This section is from the book "A Treatise On Architecture And Building Construction Vol3: Stair Building, Ornamental Ironwork, Roofing, Sheet-Metal Work, Electric-Light Wiring And Bellwork", by The Colliery Engineer Co.. Also available from Amazon: A Treatise On Architecture And Building Construction.
Fig. 27 shows the multiple-series system. Two or more lamps are arranged in series groups, and these groups are connected in parallel between the conductors a b and c f. Manifestly, when one lamp is burned out, all the other lamps in that group will also cease to glow. To obviate this difficulty, automatic devices which close the circuit across the lamps have been used, but have not given complete satisfaction. A diagram of one of these devices is shown in Fig. 28. The lamp is shown at l, an electromagnet in series with the lamp at m, and a is a lever carrying an armature which is attracted by the electromagnet. When the current flows through the lamp, the electromagnet is energized, and the lever a is held up tightly against its stop e.

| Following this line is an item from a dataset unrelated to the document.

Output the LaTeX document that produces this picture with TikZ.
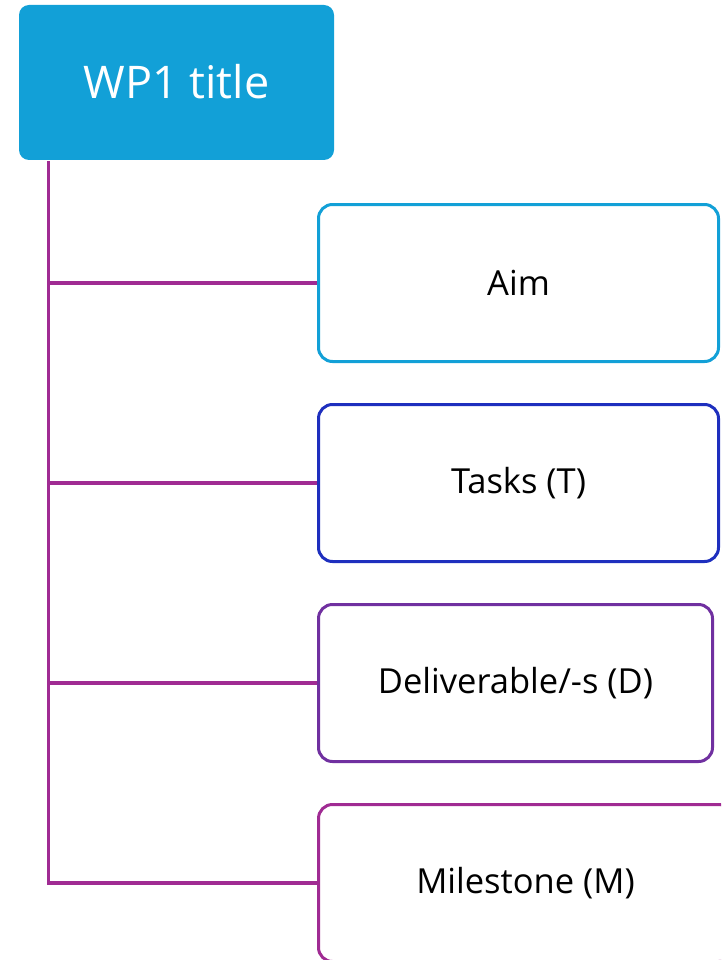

When, however, the lamp is burned out or the filament is destroyed from any cause, the magnet releases its armature, which is pulled by a spring s against the contact f. The circuit is thus closed around b-f-a-d.
If there be 200 volts pressure between the conductors, one 200-volt lamp, two 100-volt, or four 50-volt lamps may be connected across.
This system, on account of its adaptability to lamps of different voltages and candlepowers, is occasionally used to light stores or large buildings.